Tidak berpengaruh apa-apa. Seluruh rakyat berpikiran yang sama, jadinya bejana itu tidak berisi madu seperti yang diharapkan sang raja, tapi berisi air. Dulu, saat mendengar cerita itu saya sempat tersenyum karena lucu. Namun belakangan ini, ketika mengingat kembali kisah bejana berisi air itu di sela-sela aktivitas saya, saya tidak lagi bisa menemukan perasaan lucu itu.
Sebaliknya, yang terbit justru perasaan miris, yang tiba-tiba mencengkeram batin saya. Ada rasa takut bahwa dua adegan dalam kisah di atas tidak lagi menjadi cerita dongeng belaka, tapi telah sungguh-sungguh, menjelma menjadi sebuah potret atas kenyataan yang sedang berlangsung di negeri kita. Di mana seluruh penduduknya adalah aktor dengan watak yang serupa dalam dua cerita di atas. Jujur, kita masih sangat sering menjumpai dan mendengar adanya oknum pegawai negeri yang keluyuran di tengah tengah jam kerja. Dia mungkin berpikir, ”Ah cuma setengah jam. Tidak akan mengganggu kinerja. Tidak akan merugikan negara. Tidak akan menghambat kemajuan negeri ini. ”Cobalah kita renungkan jika ada ratusan ribu pegawai negeri yang berpikiran dan berperilaku seperti itu, berapa besar kerugian negara ini. Berapa besar jumlah uang rakyat yang digunakan untuk menggaji orang-orang yang kerjanya keluyuran seperti itu.
Beberapa waktu yang lalu kita mendengar ada oknum guru yang membocorkan kunci jawaban ujian nasional. Mungkin guru itu berpikiran sangat pragmatis, ”Ah yang aku beri tahu kunci jawaban itu cuma satu dua orang muridku. Tidak akan mempengaruhi SDM bangsa Indonesia. ”Saya sangat khawatir jika ternyata yang berpikiran tidak disiplin dan sembrono seperti itu ternyata tidak satu dua guru, bagaimana jika puluhan ribu guru? Kita juga masih sering mendengar berita pejabat dan anggota dewan yang berperilaku amoral. Hotel prodeo sesak oleh oknum pejabat dan anggota dewan yang terbukti korupsi. Mungkin saat mereka melakukan korupsi berpikiran, ”Ah jika aku ambil sedikit kan tidak apa apa.
Negara ini kaya, diambil sedikit tidak kentara dan tidak berpengaruh apa-apa.” Bagaimana jika pikiran jahat seperti itu masih mengakar di kepala para anggota dewan. Apa yang akan terjadi pada negeri ini? Berita meninggalnya Sophan Sophian mengejutkan kita semua. Beliau meninggal karena kecelakaan di jalan raya, di Sragen.

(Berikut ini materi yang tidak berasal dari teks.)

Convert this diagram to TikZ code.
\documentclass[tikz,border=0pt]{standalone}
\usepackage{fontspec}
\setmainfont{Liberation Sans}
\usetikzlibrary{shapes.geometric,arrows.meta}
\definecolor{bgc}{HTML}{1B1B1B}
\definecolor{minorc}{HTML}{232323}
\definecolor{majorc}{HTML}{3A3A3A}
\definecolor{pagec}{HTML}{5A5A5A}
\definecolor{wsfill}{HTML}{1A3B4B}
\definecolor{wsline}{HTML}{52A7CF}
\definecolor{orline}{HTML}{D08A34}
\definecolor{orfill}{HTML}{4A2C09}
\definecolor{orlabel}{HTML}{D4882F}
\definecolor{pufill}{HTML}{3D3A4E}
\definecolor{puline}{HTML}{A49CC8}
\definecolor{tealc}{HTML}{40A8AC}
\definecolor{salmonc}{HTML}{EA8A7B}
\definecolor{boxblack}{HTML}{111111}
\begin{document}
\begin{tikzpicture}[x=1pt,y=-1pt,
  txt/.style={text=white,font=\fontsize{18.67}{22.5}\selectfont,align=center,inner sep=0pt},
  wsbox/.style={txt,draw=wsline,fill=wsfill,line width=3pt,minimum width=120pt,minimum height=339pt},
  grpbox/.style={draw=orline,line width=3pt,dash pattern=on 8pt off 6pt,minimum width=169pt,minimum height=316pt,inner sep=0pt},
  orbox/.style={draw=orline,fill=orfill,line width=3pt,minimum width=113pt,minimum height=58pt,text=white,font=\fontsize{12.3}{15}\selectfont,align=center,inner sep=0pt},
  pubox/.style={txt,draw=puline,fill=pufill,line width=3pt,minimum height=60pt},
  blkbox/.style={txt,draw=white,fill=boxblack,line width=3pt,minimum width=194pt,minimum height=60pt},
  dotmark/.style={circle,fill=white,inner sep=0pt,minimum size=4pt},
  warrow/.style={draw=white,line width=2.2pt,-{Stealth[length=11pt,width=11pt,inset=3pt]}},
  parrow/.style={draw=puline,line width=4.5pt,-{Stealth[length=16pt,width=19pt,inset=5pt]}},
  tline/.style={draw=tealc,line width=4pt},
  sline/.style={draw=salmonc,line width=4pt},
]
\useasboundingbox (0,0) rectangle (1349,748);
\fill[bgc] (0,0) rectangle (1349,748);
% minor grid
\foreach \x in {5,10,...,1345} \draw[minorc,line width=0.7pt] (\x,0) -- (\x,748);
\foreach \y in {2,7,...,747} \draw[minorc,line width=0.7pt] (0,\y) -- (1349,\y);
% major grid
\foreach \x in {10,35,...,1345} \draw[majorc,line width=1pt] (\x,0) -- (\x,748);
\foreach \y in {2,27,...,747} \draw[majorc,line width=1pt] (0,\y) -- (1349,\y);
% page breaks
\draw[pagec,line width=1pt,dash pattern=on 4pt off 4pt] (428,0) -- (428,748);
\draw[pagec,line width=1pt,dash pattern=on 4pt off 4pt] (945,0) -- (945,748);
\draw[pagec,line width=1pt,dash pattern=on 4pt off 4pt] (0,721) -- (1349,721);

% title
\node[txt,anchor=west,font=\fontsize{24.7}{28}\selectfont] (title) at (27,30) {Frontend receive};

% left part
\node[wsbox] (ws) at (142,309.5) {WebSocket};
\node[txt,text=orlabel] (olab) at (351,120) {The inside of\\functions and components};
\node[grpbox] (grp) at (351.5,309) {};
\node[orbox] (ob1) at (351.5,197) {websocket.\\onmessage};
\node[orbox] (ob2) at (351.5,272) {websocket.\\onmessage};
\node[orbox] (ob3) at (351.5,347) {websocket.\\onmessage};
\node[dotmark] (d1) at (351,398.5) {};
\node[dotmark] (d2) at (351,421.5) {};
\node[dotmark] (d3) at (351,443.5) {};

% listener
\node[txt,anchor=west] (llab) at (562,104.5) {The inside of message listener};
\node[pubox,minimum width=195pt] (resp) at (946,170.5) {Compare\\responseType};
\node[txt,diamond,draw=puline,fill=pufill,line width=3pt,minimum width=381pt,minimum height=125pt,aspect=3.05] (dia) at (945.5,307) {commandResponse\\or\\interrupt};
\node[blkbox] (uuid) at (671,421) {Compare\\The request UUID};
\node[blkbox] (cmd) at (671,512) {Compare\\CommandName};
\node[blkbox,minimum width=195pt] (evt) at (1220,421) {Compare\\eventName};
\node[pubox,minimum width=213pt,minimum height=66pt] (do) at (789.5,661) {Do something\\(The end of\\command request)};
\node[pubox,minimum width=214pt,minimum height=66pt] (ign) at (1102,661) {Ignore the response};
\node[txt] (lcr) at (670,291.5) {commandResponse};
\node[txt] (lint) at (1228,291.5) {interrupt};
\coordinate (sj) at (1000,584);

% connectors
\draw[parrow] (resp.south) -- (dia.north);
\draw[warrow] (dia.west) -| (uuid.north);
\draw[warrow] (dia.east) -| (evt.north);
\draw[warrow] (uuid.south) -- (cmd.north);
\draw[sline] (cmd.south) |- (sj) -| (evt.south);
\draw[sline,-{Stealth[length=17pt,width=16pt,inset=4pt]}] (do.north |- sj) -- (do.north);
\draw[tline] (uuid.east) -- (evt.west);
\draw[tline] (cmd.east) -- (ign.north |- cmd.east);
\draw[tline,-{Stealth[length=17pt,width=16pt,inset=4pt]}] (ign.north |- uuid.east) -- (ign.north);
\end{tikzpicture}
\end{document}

Kecelakaan karena lubang kecil saja di jalan raya. Mungkin pejabat yang bertanggung jawab saat tahu ada jalan yang lubang, dalam benaknya muncul pikiran, ”Ah cuma lubang kecil. Tidak apa apa. Tidak mempengaruhi maju mundurnya Indonesia.” Ya, cuma lubang kecil. Bagaimana jika yang jatuh kemudian tewas karena lubang kecil di jalan itu adalah orang nomor satu atau nomor dua di Indonesia? Bagaimana jika yang jatuh adalah seorang ilmuwan yang sangat penting bagi Indonesia dan dunia? Untuk menyelamatkan Indonesia sebenarnya tidak perlu teori yang muluk-muluk dan njelimet.

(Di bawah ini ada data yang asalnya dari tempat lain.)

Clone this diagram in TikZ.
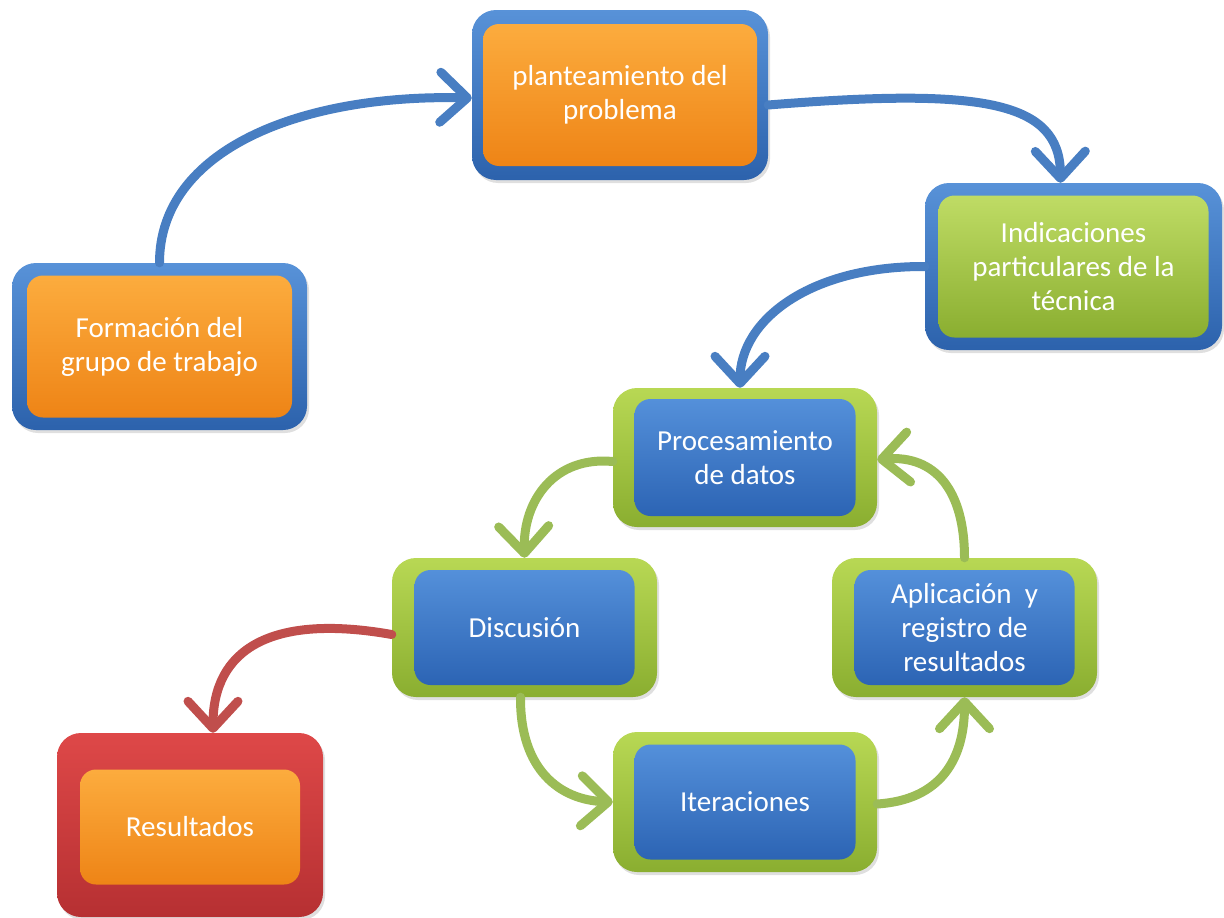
\documentclass[tikz,border=0pt]{standalone}
\usepackage{fontspec}
\setmainfont{Carlito}
\usetikzlibrary{arrows.meta,shadows}
\definecolor{blueTop}{RGB}{88,146,216}
\definecolor{blueBot}{RGB}{44,98,172}
\definecolor{orTop}{RGB}{252,172,62}
\definecolor{orBot}{RGB}{238,132,22}
\definecolor{grTop}{RGB}{184,216,84}
\definecolor{grBot}{RGB}{138,174,48}
\definecolor{rdTop}{RGB}{222,72,72}
\definecolor{rdBot}{RGB}{182,48,50}
\definecolor{ibTop}{RGB}{84,144,218}
\definecolor{ibBot}{RGB}{44,100,180}
\definecolor{arBlue}{RGB}{72,126,194}
\definecolor{arGreen}{RGB}{155,188,86}
\definecolor{arRed}{RGB}{192,78,76}
\tikzset{
  outerbox/.style={rounded corners=24pt, inner sep=0pt,
    drop shadow={opacity=0.25, shadow xshift=2pt, shadow yshift=-3pt}},
  bframe/.style={outerbox, top color=blueTop, bottom color=blueBot},
  gframe/.style={outerbox, top color=grTop, bottom color=grBot},
  rframe/.style={outerbox, top color=rdTop, bottom color=rdBot},
  innerbox/.style={rounded corners=16pt, inner sep=0pt, align=center,
    text=white, font=\fontsize{29}{34}\selectfont},
  orfill/.style={innerbox, top color=orTop, bottom color=orBot},
  grfill/.style={innerbox, top color=grTop!90!white, bottom color=grBot},
  blfill/.style={innerbox, top color=ibTop, bottom color=ibBot},
  conn/.style={line width=9pt, line cap=round,
    -{Straight Barb[length=27pt,width=50pt,round]}},
  bconn/.style={conn, draw=arBlue},
  gconn/.style={conn, draw=arGreen},
  rconn/.style={conn, draw=arRed}
}
\begin{document}
\begin{tikzpicture}[x=1pt,y=-1pt]
\useasboundingbox (0,0) rectangle (1224,918);
% outer frames
\node[bframe, minimum width=295pt, minimum height=167pt] (F) at (159.5,346.5) {};
\node[bframe, minimum width=296pt, minimum height=170pt] (P) at (620,95) {};
\node[bframe, minimum width=297pt, minimum height=167pt] (I) at (1073.5,266.5) {};
\node[gframe, minimum width=264pt, minimum height=139pt] (Pr) at (745,457.5) {};
\node[gframe, minimum width=265pt, minimum height=139pt] (D) at (524.5,627.5) {};
\node[gframe, minimum width=265pt, minimum height=139pt] (A) at (964.5,627.5) {};
\node[gframe, minimum width=264pt, minimum height=140pt] (It) at (745,802) {};
\node[rframe, minimum width=266pt, minimum height=184pt] (R) at (190,825) {};
% inner boxes with text
\node[orfill, minimum width=265pt, minimum height=142pt] (Fi) at (F) {Formación del\\grupo de trabajo};
\node[orfill, minimum width=274pt, minimum height=142pt] (Pi) at (P) {planteamiento del\\problema};
\node[grfill, minimum width=270pt, minimum height=142pt] (Ii) at (I) {Indicaciones\\particulares de la\\técnica};
\node[blfill, minimum width=221pt, minimum height=117pt] (Pri) at (Pr) {Procesamiento\\de datos};
\node[blfill, minimum width=220pt, minimum height=115pt] (Di) at (D) {Discusión};
\node[blfill, minimum width=220pt, minimum height=115pt] (Ai) at (A) {Aplicación~ y\\registro de\\resultados};
\node[blfill, minimum width=221pt, minimum height=115pt] (Iti) at (It) {Iteraciones};
\node[orfill, minimum width=220pt, minimum height=115pt] (Ri) at ([yshift=-2pt]R) {Resultados};
% connectors
\draw[bconn] (F.north) .. controls (159.5,150) and (300,94) .. ([yshift=-3pt]P.west);
\draw[bconn] ([yshift=-10pt]P.east) .. controls (980,88) and (1060,100) .. ([xshift=-13pt]I.north);
\draw[bconn] (I.west) .. controls (810,266) and (740,320) .. ([xshift=-5pt]Pr.north);
\draw[gconn] ([yshift=-4pt]Pr.west) .. controls (555,456) and (523,500) .. (D.north);
\draw[gconn] (A.north) .. controls (964.5,490) and (935,455) .. ([yshift=-2pt]Pr.east);
\draw[rconn] ([yshift=-7pt]D.west) .. controls (270,613) and (213,650) .. ([xshift=23pt]R.north);
\draw[gconn] ([xshift=-4pt]D.south) .. controls (520,770) and (560,800) .. (It.west);
\draw[gconn] ([yshift=-2pt]It.east) .. controls (940,800) and (964.5,760) .. (A.south);
\end{tikzpicture}
\end{document}
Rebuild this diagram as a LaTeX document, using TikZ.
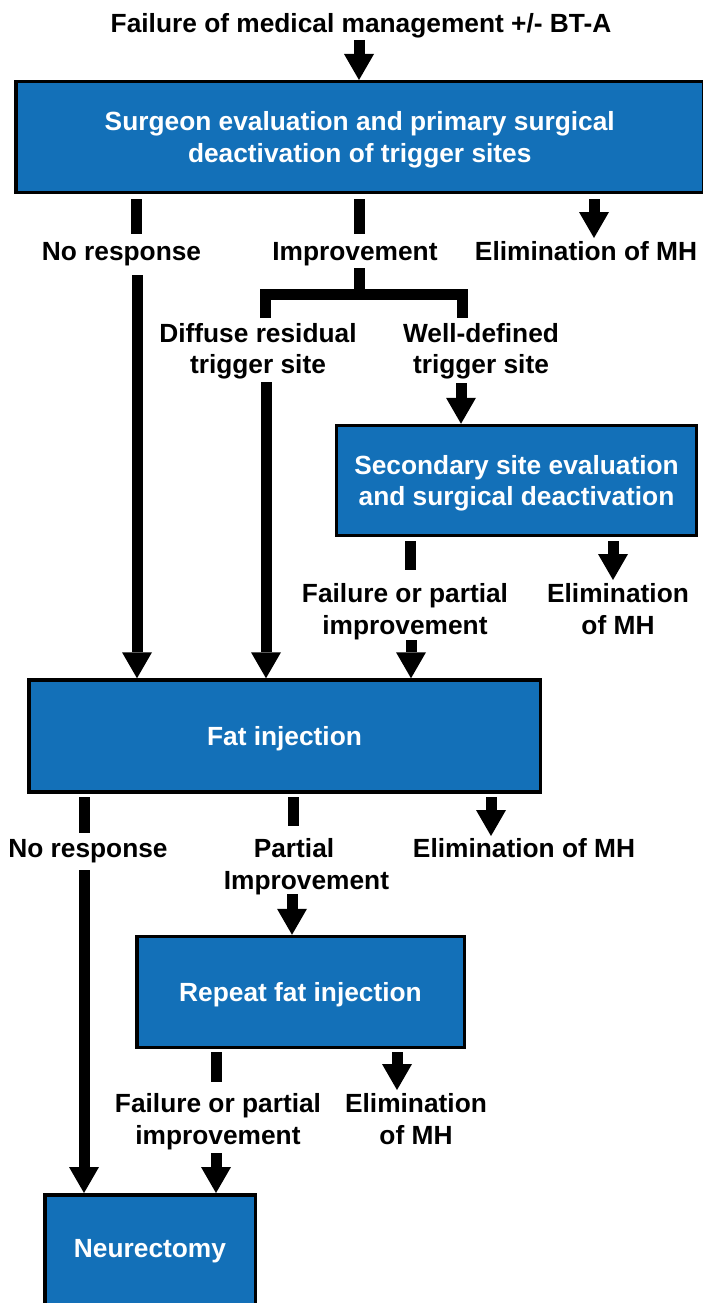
\documentclass[tikz,border=0pt]{standalone}
\usepackage{fontspec}
\setmainfont{Liberation Sans}
\usetikzlibrary{arrows.meta}
\definecolor{boxblue}{RGB}{19,112,184}
\newcommand{\ls}{\rule[-5.5pt]{0pt}{30pt}}
\begin{document}
\begin{tikzpicture}[x=1pt,y=-1pt,
  every node/.style={font=\fontsize{26.3pt}{31.5pt}\selectfont\bfseries},
  box/.style={draw=black,line width=3.5pt,fill=boxblue,text=white,align=center,inner sep=0pt},
  lbl/.style={text=black,align=center,inner sep=0pt,outer sep=0pt},
  bar/.style={line width=11pt,draw=black},
  brk/.style={line width=11pt,draw=black,line join=miter},
  arr/.style={line width=11pt,draw=black,-{Triangle[width=30pt,length=26pt,line width=0pt]}}]
\useasboundingbox (0,0) rectangle (702,1303);
\fill[white] (0,0) rectangle (702,1303);

% nodes
\node[lbl] (title) at (361,23.5) {\ls Failure of medical management +/- BT-A};
\node[box,minimum width=688pt,minimum height=110.5pt] (box1) at (359.75,137)
  {\ls Surgeon evaluation and primary surgical\\\ls deactivation of trigger sites};
\node[lbl] (nr1) at (121.5,251) {\ls No response};
\node[lbl] (imp) at (355,251) {\ls Improvement};
\node[lbl] (el1) at (586,251) {\ls Elimination of MH};
\node[lbl] (dif) at (258,348.5) {\ls Diffuse residual\\\ls trigger site};
\node[lbl] (wd) at (481,348.5) {\ls Well-defined\\\ls trigger site};
\node[box,minimum width=360pt,minimum height=110pt] (sec) at (516.5,480.5)
  {\ls Secondary site evaluation\\\ls and surgical deactivation};
\node[lbl] (fl1) at (405,609) {\ls Failure or partial\\\ls improvement};
\node[lbl] (em1) at (618,609) {\ls Elimination\\\ls of MH};
\node[box,minimum width=511.5pt,minimum height=112pt] (fat) at (284.5,736) {\ls Fat injection};
\node[lbl] (nr2) at (88,848) {\ls No response};
\node[lbl] (pi) at (306.5,864) {\ls Partial\hspace*{25pt}\\\ls Improvement};
\node[lbl] (el2) at (524,848) {\ls Elimination of MH};
\node[box,minimum width=327.5pt,minimum height=111pt] (rep) at (300.5,992) {\ls Repeat fat injection};
\node[lbl] (fl2) at (218,1119) {\ls Failure or partial\\\ls improvement};
\node[lbl] (em2) at (416,1119) {\ls Elimination\\\ls of MH};
\node[box,minimum width=210.5pt,minimum height=130pt,anchor=north] (neur) at (150,1193) {};
\node[lbl,text=white] (neurt) at (150,1248) {\ls Neurectomy};

% coordinates for free ends
\coordinate (t1) at (359,40);
\coordinate (a1) at (136.5,199); \coordinate (a1e) at (136.5,234);
\coordinate (a2) at (359.5,199); \coordinate (a2e) at (359.5,234);
\coordinate (a3) at (594,199);   \coordinate (a3e) at (594,238);
\coordinate (l1) at (137,275);
\coordinate (k0) at (359.5,268); \coordinate (k1) at (359.5,299);
\coordinate (kl) at (265.5,318); \coordinate (kr) at (462.5,318);
\coordinate (kh) at (0,294);
\coordinate (d1) at (266,382);
\coordinate (w1) at (461,383);
\coordinate (b1) at (410.5,541); \coordinate (b1e) at (410.5,570);
\coordinate (b2) at (613,541);   \coordinate (b2e) at (613,580);
\coordinate (f1) at (411,640);
\coordinate (c1) at (84,797);  \coordinate (c1e) at (84,833);
\coordinate (c2) at (293,797); \coordinate (c2e) at (293,826);
\coordinate (c3) at (491,797); \coordinate (c3e) at (491,836);
\coordinate (l2) at (84,870);
\coordinate (p1) at (292,894);
\coordinate (r1) at (216,1052); \coordinate (r1e) at (216,1082);
\coordinate (r2) at (397,1052); \coordinate (r2e) at (397,1090);
\coordinate (f2) at (216,1153);

% connectors
\draw[arr] (t1) -- (t1 |- box1.north);
\draw[bar] (a1) -- (a1e);
\draw[bar] (a2) -- (a2e);
\draw[arr] (a3) -- (a3e);
\draw[arr] (l1) -- (l1 |- fat.north);
\draw[bar] (k0) -- (k1);
\draw[brk] (kl) -- (kl |- kh) -- (kr |- kh) -- (kr);
\draw[arr] (d1) -- (d1 |- fat.north);
\draw[arr] (w1) -- (w1 |- sec.north);
\draw[bar] (b1) -- (b1e);
\draw[arr] (b2) -- (b2e);
\draw[arr] (f1) -- (f1 |- fat.north);
\draw[bar] (c1) -- (c1e);
\draw[bar] (c2) -- (c2e);
\draw[arr] (c3) -- (c3e);
\draw[arr] (l2) -- (l2 |- neur.north);
\draw[arr] (p1) -- (p1 |- rep.north);
\draw[bar] (r1) -- (r1e);
\draw[arr] (r2) -- (r2e);
\draw[arr] (f2) -- (f2 |- neur.north);
\end{tikzpicture}
\end{document}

Cukuplah dimulai dari membenahi cara berpikir seluruh elemen negeri ini. Jika seluruh elemen bangsa ini, seluruh rakyat, dan seluruh aparatur pemerintahnya berpikir positif, bersih, jujur, bertanggung jawab dan tidak mementingkan diri sendiri, insya Allah bangsa ini akan menjadi bangsa yang besar.
Namun, jika ada satu orang saja di negeri ini berpikiran jahat, culas, mengkhianati negara, maka sangat berat untuk membangun Indonesia sebagai negara yang besar, makmur, dan sejahtera. Cukuplah jika Indonesia meminta sesendok madu, jangan sekali-kali––mulai presiden sampai rakyat jelata––berpikir untuk membawa sesendok air, apalagi berpikir tidak membawa apa-apa.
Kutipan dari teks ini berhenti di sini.